Os jornalistas de Marianne não acreditam, no entanto, que os Brics possam avançar sem a Europa e os Estados Unidos. “Países com produtos indispensaveis para o resto do mundo mas ainda não autossuficientes. Na verdade, longe disso, tendo em vista as importações-exportações ‘intra-Brics’, para retomar os economistas, representavam 2,5% das transações mundiais”, aponta.

“Sem dúvida falta o nervo da guerra comercial: a moeda. Seu Novo Banco de Desenvolvimento (NDB), criado em 2014, tenta conceder financiamentos em rúpias indianas, estimular a utilização de rands sul-africanos, planificar futuras montagens financeiras com o poderoso fundo soberano da Arábia Saudita, mas o bom velho dólar permanece a moeda de pagamento e a moeda de reserva incontornável para esses Brics”.

Século do Sul global

Por um lado, os BRICS são vistos como ferramenta de uma nova dominação chinesa. “Mas é difícil negar a emergência de novos conjuntos geográficos movidos por ambições diversas e mutantes. O que compõe a China e seus satélites conduz uma boa parte da paisagem à confrontação.”

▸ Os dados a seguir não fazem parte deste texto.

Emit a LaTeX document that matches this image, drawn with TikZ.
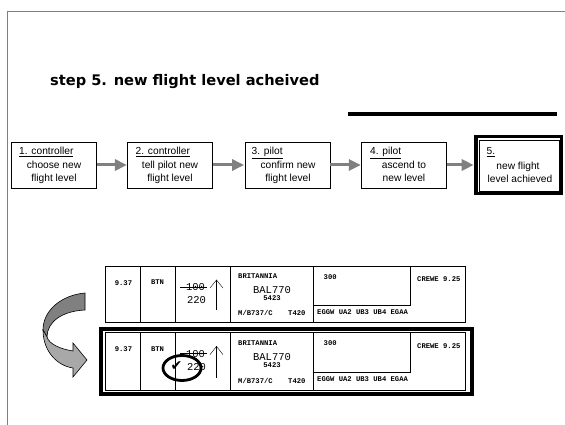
\documentclass[tikz,border=0pt]{standalone}
\usepackage{fontspec}
\setmainfont{Liberation Sans}
\newfontfamily\titlefont{DejaVu Sans}
\newfontfamily\stripmono{Liberation Mono}
\newfontfamily\symfont{DejaVu Sans}
\usetikzlibrary{arrows.meta,shapes.geometric}
\definecolor{framegray}{RGB}{128,128,128}
\definecolor{arrowgray}{RGB}{128,128,128}
\definecolor{banddark}{RGB}{128,128,128}
\definecolor{bandlight}{RGB}{168,168,168}

\newcommand\flightstrip[3]{%
\begin{scope}[shift={(0,#2)},yscale=#3]
  \draw[stripline] (105.5,0) rectangle (465.5,55.5);
  \draw[stripline] (140.5,0) -- (140.5,55.5);
  \draw[stripline] (175.5,0) -- (175.5,55.5);
  \draw[stripline] (230,0) -- (230,55.5);
  \draw[stripline] (313.5,0) -- (313.5,55.5);
  \draw[stripline] (313.5,38.5) -- (410,38.5) -- (410,0);
  \node[monosmall] (#1time) at (123.5,16.5) {9.37};
  \node[monosmall] (#1btn) at (157.5,16) {BTN};
  \node[monobig] (#1old) at (195.5,20.5) {100};
  \draw ([xshift=-6pt]#1old.west) -- ([xshift=2pt]#1old.east);
  \node[monobig] (#1new) at (196.5,33.5) {220};
  \draw (216.5,43.5) -- (216.5,13.5);
  \draw (210,21.5) -- (216.5,13.5) -- (223,21.5);
  \node[monosmall, anchor=west] (#1comp) at (238,10) {BRITANNIA};
  \node[monobig] (#1call) at (272,23.5) {BAL770};
  \node[monosmall] (#1sq) at (272,31.5) {5423};
  \node[monosmall, anchor=west] (#1type) at (238,46.5) {M/B737/C};
  \node[monosmall, anchor=west] (#1spd) at (288,46.5) {T420};
  \node[monosmall, anchor=west] (#1cfl) at (323.5,10.5) {300};
  \node[monosmall, anchor=west] (#1fix) at (417,13) {CREWE 9.25};
  \node[monosmall, anchor=west] (#1route) at (317,45.5) {EGGW UA2 UB3 UB4 EGAA};
\end{scope}}

\begin{document}
\begin{tikzpicture}[x=1pt,y=-1pt,
  flowbox/.style={draw, line width=0.8pt, minimum width=85pt, minimum height=46pt, inner sep=0pt},
  flowtext/.style={font=\fontsize{10.2}{12}\selectfont, inner sep=0pt, anchor=base},
  flowhead/.style={font=\fontsize{10.2}{12}\selectfont, inner sep=0pt, anchor=base west},
  flowarrow/.style={draw=arrowgray, line width=3pt, -{Triangle[length=12pt,width=11pt]}, shorten >=0.5pt},
  stripline/.style={line width=0.9pt},
  monosmall/.style={font=\stripmono\bfseries\fontsize{7.2}{8}\selectfont, inner sep=0pt},
  monobig/.style={font=\stripmono\fontsize{10.5}{12}\selectfont, inner sep=0pt}
]
\useasboundingbox (0,0) rectangle (565,425);

% page frame
\draw[framegray, line width=0.8pt] (565,11.5) -- (7.5,11.5) -- (7.5,425);

% title and rule
\node[anchor=base west, inner sep=0pt, font=\titlefont\bfseries\fontsize{14.6}{16}\selectfont] (title) at (50,86) {step 5. new flight level acheived};
\coordinate (ruleA) at (348,114);
\coordinate (ruleB) at (557,114);
\draw[line width=3.5pt] (ruleA) -- (ruleB);

% flow boxes
\node[flowbox] (b1) at (54.2,165) {};
\node[flowbox] (b2) at (170.3,165) {};
\node[flowbox] (b3) at (287.5,165) {};
\node[flowbox] (b4) at (404.2,165) {};
\node[draw, line width=3.5pt, minimum width=85.5pt, minimum height=56.5pt, inner sep=0pt] (b5o) at (518.7,165) {};
\node[draw, line width=0.8pt, minimum width=80pt, minimum height=51pt, inner sep=0pt] (b5) at (519,165.5) {};

\node[flowhead] (h1) at (19,155) {\underline{1. controller}};
\node[flowtext] (t1a) at (54,168.5) {choose new};
\node[flowtext] (t1b) at (54,181.5) {flight level};
\node[flowhead] (h2) at (135.5,155) {\underline{2. controller}};
\node[flowtext] (t2a) at (170,168.5) {tell pilot new};
\node[flowtext] (t2b) at (170,181.5) {flight level};
\node[flowhead] (h3) at (251.5,155) {\underline{3. pilot}};
\node[flowtext] (t3a) at (288,168.5) {confirm new};
\node[flowtext] (t3b) at (288,181.5) {flight level};
\node[flowhead] (h4) at (370,155) {\underline{4. pilot}};
\node[flowtext] (t4a) at (404,168.5) {ascend to};
\node[flowtext] (t4b) at (404,181.5) {new level};
\node[flowhead] (h5) at (486.5,155) {\underline{5.}};
\node[flowtext] (t5a) at (518,169.5) {new flight};
\node[flowtext] (t5b) at (520,182.5) {level achieved};

\draw[flowarrow] (b1) -- (b2);
\draw[flowarrow] (b2) -- (b3);
\draw[flowarrow] (b3) -- (b4);
\draw[flowarrow] (b4) -- (b5o);

% flight strips
\flightstrip{sa}{266.5}{1}
\flightstrip{sb}{332.3}{1.04}
\draw[line width=3.8pt] (101,329.2) rectangle (471.8,394);

% tick and ring on the new level
\node[inner sep=0pt, font=\symfont\bfseries\fontsize{14}{14}\selectfont] (tick) at (176.5,366) {✔};
\node[draw, ellipse, line width=2.8pt, minimum width=38pt, minimum height=25pt, inner sep=0pt] (ring) at (182,368) {};

% curved twisted arrow
\draw[line width=0.6pt, fill=banddark] (85,293) .. controls (62,295) and (43,310) .. (43,330)
  -- (47,337) .. controls (47,322) and (62,311) .. (85,310) -- cycle;
\draw[line width=0.6pt, fill=bandlight] (43,330) .. controls (43,352) and (58,366) .. (73,368)
  -- (73,377) -- (87,360) -- (73,343) -- (73,351)
  .. controls (60,349) and (49,344) .. (47,337) -- cycle;
\end{tikzpicture}
\end{document}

“Primeiramente econômica, o ‘enriqueçamos e fiquemos discretos’ caro a Deng Xiaoping finalmente durou o bastante antes que a necessidade de conquistar novos espaços úteis a esse enriquecimento mude o jogo. Essa conquista tem seu Napoleão. Ele se chama Xi Jinping e também estima que o império é a melhor escala”.

Para quebrar a dominação americana, “os Brics são uma formidável ferramenta.”

A revista ainda assim faz uma ponderação. “Mas cuidado para não restringir o grupo a uma banal frente antiocidental manipulada por um autocrata cínico, ou uma assembleia de dirigentes antidemocráticos”.

Marianne cita um geopolitólogo radical para classificar os membros do Brics nao como nao-alinhados, mas “desalinhados” e “desalienados”.

“Há algo de uma psicologia política comum a todos esses múltiplos países tendo em comum geralmente apenas o rechaço a imposições ocidentais bastante enfraquecidas”. “Agora é a nossa vez e esse será o nosso século!”, cita.

Eles seriam “realinhados” no sentido de buscar segundo as circunstâncias os benefícios com o país que lhes proporciona, seja com o gás da Rússia, ou com a influência da Turquia, membro da OTAN.

A publicação indica um certo olhar positivo que suscita o novo cenário global no setor progressista para depois levantar a dúvida.

“Os progressistas querem ver nesse renascimento de blocos antagonistas, e de dimensão eventualmente imperial, o ‘triunfo do Sul global’ sobre o ‘Ocidente coletivo’. E se o jogo fosse bem mais incerto?”